Why Google is doing this now
AI is already good at helping people decide what to buy.
The friction has always been the last step; the fact that conversions still happen on websites designed for humans, not agents.
UCP removes that friction.
It enables:
Checkout directly inside AI experiences
Faster purchases at the moment of intent
Fewer drop-offs between decision and payment
This is not theoretical. Apparently, major payment providers like Shopify, Target, Wayfair, and Etsy are already involved.
What this means for SEO and e-commerce
Some purchases will complete without a traditional site visit
In certain cases, the decision and the transaction may happen inside an AI. That reduces reliance on the click as the only conversion path, not the value of being discoverable.
Product and commerce data become more operational
Availability, pricing, shipping rules, and fulfillment accuracy matter as much as content quality. Systems that are inconsistent or slow will simply not be selected.
Measurement will need adjustment
Attribution models built around sessions and pageviews will miss part of the picture. New signals will appear that sit closer to order execution than traffic.
Merchant control remains unchanged
Brands still own the transaction, customer relationship, and fulfillment logic. UCP standardizes access, it does not intermediate ownership.
Over time, this favors businesses that treat commerce infrastructure as a product
What to do now
You don’t need to integrate tomorrow. But you do need to prepare.

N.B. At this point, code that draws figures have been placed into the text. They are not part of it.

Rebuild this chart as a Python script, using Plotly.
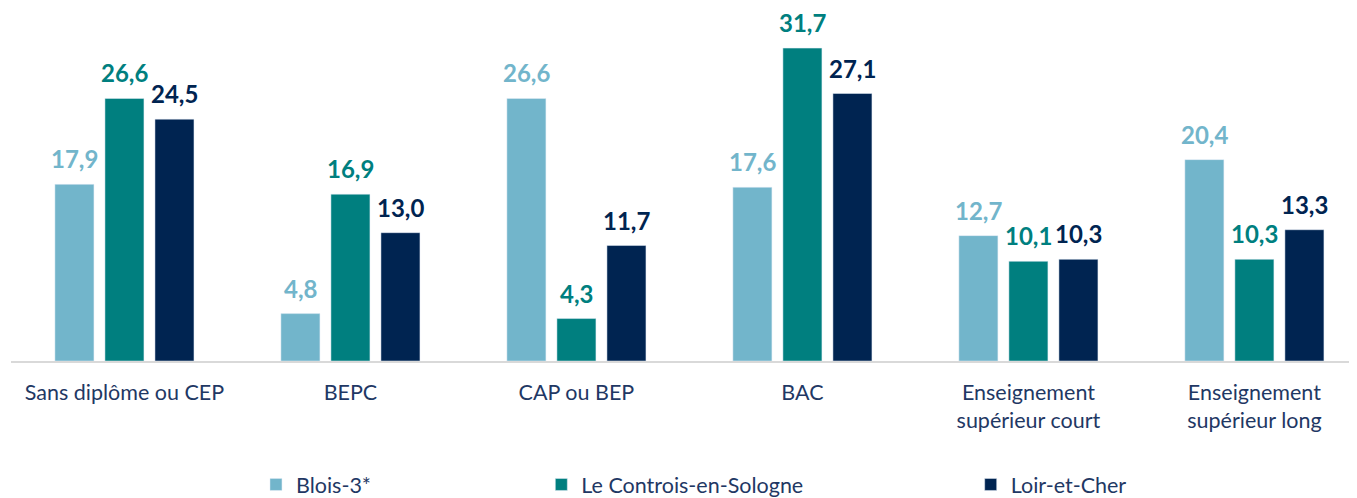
import plotly.graph_objects as go

categories = ["Sans diplôme ou CEP", "BEPC", "CAP ou BEP", "BAC",
              "Enseignement<br>supérieur court", "Enseignement<br>supérieur long"]
blois = [17.9, 4.8, 26.6, 17.6, 12.7, 20.4]
controis = [26.6, 16.9, 4.3, 31.7, 10.1, 10.3]
loir = [24.5, 13.0, 11.7, 27.1, 10.3, 13.3]
series_names = ["Blois-3*", "Le Controis-en-Sologne", "Loir-et-Cher"]
colors = ["#72B5CB", "#007F7F", "#002451"]

FONT = "Lato, 'Open Sans', sans-serif"
TXT = "#1F3864"

fig = go.Figure()
legend_ids = ["legend", "legend2", "legend3"]
shifts = [-50, 0, 50]
for vals, name, col, lg, sh in zip([blois, controis, loir], series_names, colors, legend_ids, shifts):
    fig.add_trace(go.Bar(
        x=categories, y=vals, name=name, marker_color=col,
        legend=lg, hoverinfo="x+y+name",
    ))
    for c, v in zip(categories, vals):
        fig.add_annotation(
            x=c, y=v, xref="x", yref="y", xshift=sh, yshift=9,
            xanchor="center", yanchor="bottom", showarrow=False,
            text="<b>" + f"{v:.1f}".replace(".", ",") + "</b>",
            font=dict(family=FONT, size=24, color=col),
        )

leg_common = dict(orientation="h", yanchor="middle", y=-0.36, xanchor="left",
                  font=dict(family=FONT, size=21.5, color=TXT),
                  bgcolor="rgba(0,0,0,0)", itemwidth=30)
fig.update_layout(
    width=1349, height=490,
    margin=dict(l=3, r=0, t=10, b=137, autoexpand=False),
    paper_bgcolor="white", plot_bgcolor="white",
    barmode="group", bargap=0.336, bargroupgap=0.22,
    showlegend=True,
    legend=dict(x=0.182, **leg_common),
    legend2=dict(x=0.394, **leg_common),
    legend3=dict(x=0.713, **leg_common),
    xaxis=dict(showline=True, linecolor="#D9D9D9", linewidth=2,
               range=[-0.502, 5.454],
               ticks="outside", ticklen=11, tickcolor="rgba(0,0,0,0)",
               tickfont=dict(family=FONT, size=21.5, color=TXT), showgrid=False),
    yaxis=dict(range=[0, 34.75], visible=False, showgrid=False, zeroline=False),
)
fig.write_html("out.html")
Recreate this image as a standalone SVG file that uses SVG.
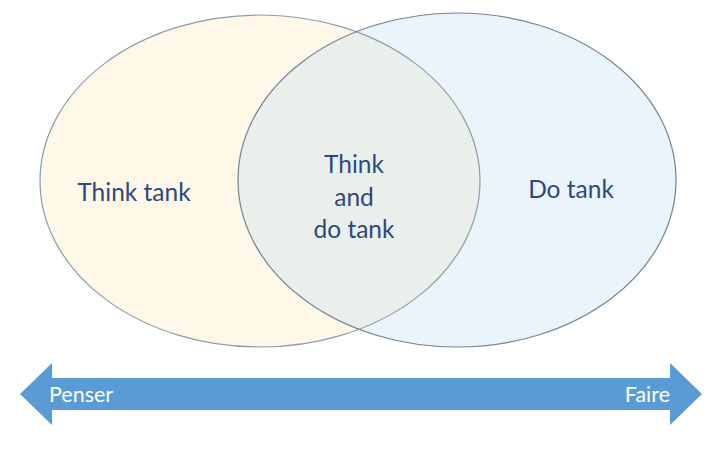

Clean up product feeds and inventory accuracy
Make sure checkout and fulfillment systems are API-ready
Start thinking beyond traffic and toward intent execution
Watch how AI shopping flows evolve inside Search and assistants
If your commerce stack is fragile, AI will expose it fast.
My take
This won’t change how everyone buys overnight, but is very relevant if you’re running mid-to-large e-commerce, marketplaces, or any business with structured catalogs, inventory, pricing, and checkout systems.
In some cases, the decision and the transaction will happen without a traditional site visit. In others, nothing changes. Both paths will exist in parallel.
Over time, this benefits businesses with accurate product data, stable pricing, and dependable fulfillment. Not because they are bigger or better, but because they are easier to work with at a system level.
Search still matters. Websites still matter. SEO is not dead 😂
But the line between discovery and purchase gets thinner; That’s the shift worth paying attention to.